>> BEGIN
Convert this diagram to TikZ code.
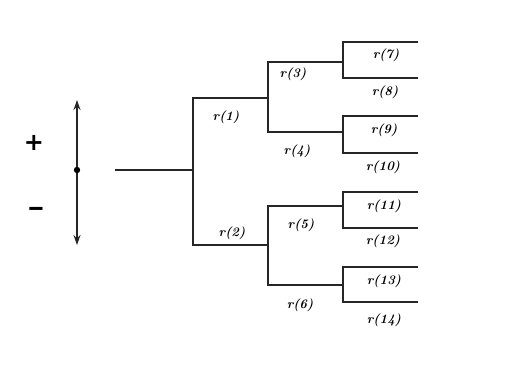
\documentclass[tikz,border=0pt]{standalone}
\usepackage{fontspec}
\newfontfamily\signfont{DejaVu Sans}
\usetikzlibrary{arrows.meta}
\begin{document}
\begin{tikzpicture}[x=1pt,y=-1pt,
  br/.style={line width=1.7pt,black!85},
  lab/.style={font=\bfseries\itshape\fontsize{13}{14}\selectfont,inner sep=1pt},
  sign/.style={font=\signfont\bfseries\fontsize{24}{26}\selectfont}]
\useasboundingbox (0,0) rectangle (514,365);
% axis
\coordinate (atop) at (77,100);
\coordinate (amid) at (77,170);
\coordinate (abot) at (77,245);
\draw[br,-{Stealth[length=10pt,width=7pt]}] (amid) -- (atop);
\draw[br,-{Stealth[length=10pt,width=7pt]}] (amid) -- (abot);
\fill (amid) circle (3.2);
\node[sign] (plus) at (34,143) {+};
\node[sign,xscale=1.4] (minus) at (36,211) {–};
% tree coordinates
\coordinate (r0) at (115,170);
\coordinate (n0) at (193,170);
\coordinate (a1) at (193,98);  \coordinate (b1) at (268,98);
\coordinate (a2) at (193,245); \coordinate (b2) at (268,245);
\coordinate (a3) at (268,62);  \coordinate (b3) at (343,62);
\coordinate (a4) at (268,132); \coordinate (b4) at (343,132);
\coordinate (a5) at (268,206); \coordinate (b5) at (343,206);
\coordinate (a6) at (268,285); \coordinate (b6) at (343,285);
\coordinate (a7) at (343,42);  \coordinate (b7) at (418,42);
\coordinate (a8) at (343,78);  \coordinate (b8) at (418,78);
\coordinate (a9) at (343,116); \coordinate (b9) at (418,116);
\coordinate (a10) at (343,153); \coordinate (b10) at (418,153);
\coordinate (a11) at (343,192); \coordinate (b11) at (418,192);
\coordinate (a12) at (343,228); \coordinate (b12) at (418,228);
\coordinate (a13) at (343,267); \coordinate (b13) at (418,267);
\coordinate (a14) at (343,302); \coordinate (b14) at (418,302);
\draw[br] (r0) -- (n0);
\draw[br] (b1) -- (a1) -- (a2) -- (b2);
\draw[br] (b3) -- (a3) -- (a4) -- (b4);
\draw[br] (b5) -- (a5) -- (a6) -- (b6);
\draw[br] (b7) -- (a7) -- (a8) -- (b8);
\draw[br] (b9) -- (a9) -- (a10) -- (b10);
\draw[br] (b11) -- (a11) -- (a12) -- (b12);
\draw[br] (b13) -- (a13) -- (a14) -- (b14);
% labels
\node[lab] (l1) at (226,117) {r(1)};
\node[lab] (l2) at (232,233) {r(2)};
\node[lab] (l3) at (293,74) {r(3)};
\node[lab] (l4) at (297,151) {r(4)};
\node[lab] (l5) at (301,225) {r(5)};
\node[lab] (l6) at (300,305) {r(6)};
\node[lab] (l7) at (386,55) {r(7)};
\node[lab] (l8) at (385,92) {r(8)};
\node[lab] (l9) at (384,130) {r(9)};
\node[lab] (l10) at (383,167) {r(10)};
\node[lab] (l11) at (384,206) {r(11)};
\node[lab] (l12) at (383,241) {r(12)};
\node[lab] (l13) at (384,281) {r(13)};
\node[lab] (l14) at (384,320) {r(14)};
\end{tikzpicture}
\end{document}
>> END
THE REQUEST
Return to the listing above and set it down exactly, leaving out its pictures.

OUTPUT FOR THIS TASK
Convert this diagram to TikZ code.
\documentclass[tikz,border=0pt]{standalone}
\usepackage{fontspec}
\newfontfamily\signfont{DejaVu Sans}
\usetikzlibrary{arrows.meta}
\begin{document}
\begin{tikzpicture}[x=1pt,y=-1pt,
  br/.style={line width=1.7pt,black!85},
  lab/.style={font=\bfseries\itshape\fontsize{13}{14}\selectfont,inner sep=1pt},
  sign/.style={font=\signfont\bfseries\fontsize{24}{26}\selectfont}]
\useasboundingbox (0,0) rectangle (514,365);
% axis
\coordinate (atop) at (77,100);
\coordinate (amid) at (77,170);
\coordinate (abot) at (77,245);
\draw[br,-{Stealth[length=10pt,width=7pt]}] (amid) -- (atop);
\draw[br,-{Stealth[length=10pt,width=7pt]}] (amid) -- (abot);
\fill (amid) circle (3.2);
\node[sign] (plus) at (34,143) {+};
\node[sign,xscale=1.4] (minus) at (36,211) {–};
% tree coordinates
\coordinate (r0) at (115,170);
\coordinate (n0) at (193,170);
\coordinate (a1) at (193,98);  \coordinate (b1) at (268,98);
\coordinate (a2) at (193,245); \coordinate (b2) at (268,245);
\coordinate (a3) at (268,62);  \coordinate (b3) at (343,62);
\coordinate (a4) at (268,132); \coordinate (b4) at (343,132);
\coordinate (a5) at (268,206); \coordinate (b5) at (343,206);
\coordinate (a6) at (268,285); \coordinate (b6) at (343,285);
\coordinate (a7) at (343,42);  \coordinate (b7) at (418,42);
\coordinate (a8) at (343,78);  \coordinate (b8) at (418,78);
\coordinate (a9) at (343,116); \coordinate (b9) at (418,116);
\coordinate (a10) at (343,153); \coordinate (b10) at (418,153);
\coordinate (a11) at (343,192); \coordinate (b11) at (418,192);
\coordinate (a12) at (343,228); \coordinate (b12) at (418,228);
\coordinate (a13) at (343,267); \coordinate (b13) at (418,267);
\coordinate (a14) at (343,302); \coordinate (b14) at (418,302);
\draw[br] (r0) -- (n0);
\draw[br] (b1) -- (a1) -- (a2) -- (b2);
\draw[br] (b3) -- (a3) -- (a4) -- (b4);
\draw[br] (b5) -- (a5) -- (a6) -- (b6);
\draw[br] (b7) -- (a7) -- (a8) -- (b8);
\draw[br] (b9) -- (a9) -- (a10) -- (b10);
\draw[br] (b11) -- (a11) -- (a12) -- (b12);
\draw[br] (b13) -- (a13) -- (a14) -- (b14);
% labels
\node[lab] (l1) at (226,117) {r(1)};
\node[lab] (l2) at (232,233) {r(2)};
\node[lab] (l3) at (293,74) {r(3)};
\node[lab] (l4) at (297,151) {r(4)};
\node[lab] (l5) at (301,225) {r(5)};
\node[lab] (l6) at (300,305) {r(6)};
\node[lab] (l7) at (386,55) {r(7)};
\node[lab] (l8) at (385,92) {r(8)};
\node[lab] (l9) at (384,130) {r(9)};
\node[lab] (l10) at (383,167) {r(10)};
\node[lab] (l11) at (384,206) {r(11)};
\node[lab] (l12) at (383,241) {r(12)};
\node[lab] (l13) at (384,281) {r(13)};
\node[lab] (l14) at (384,320) {r(14)};
\end{tikzpicture}
\end{document}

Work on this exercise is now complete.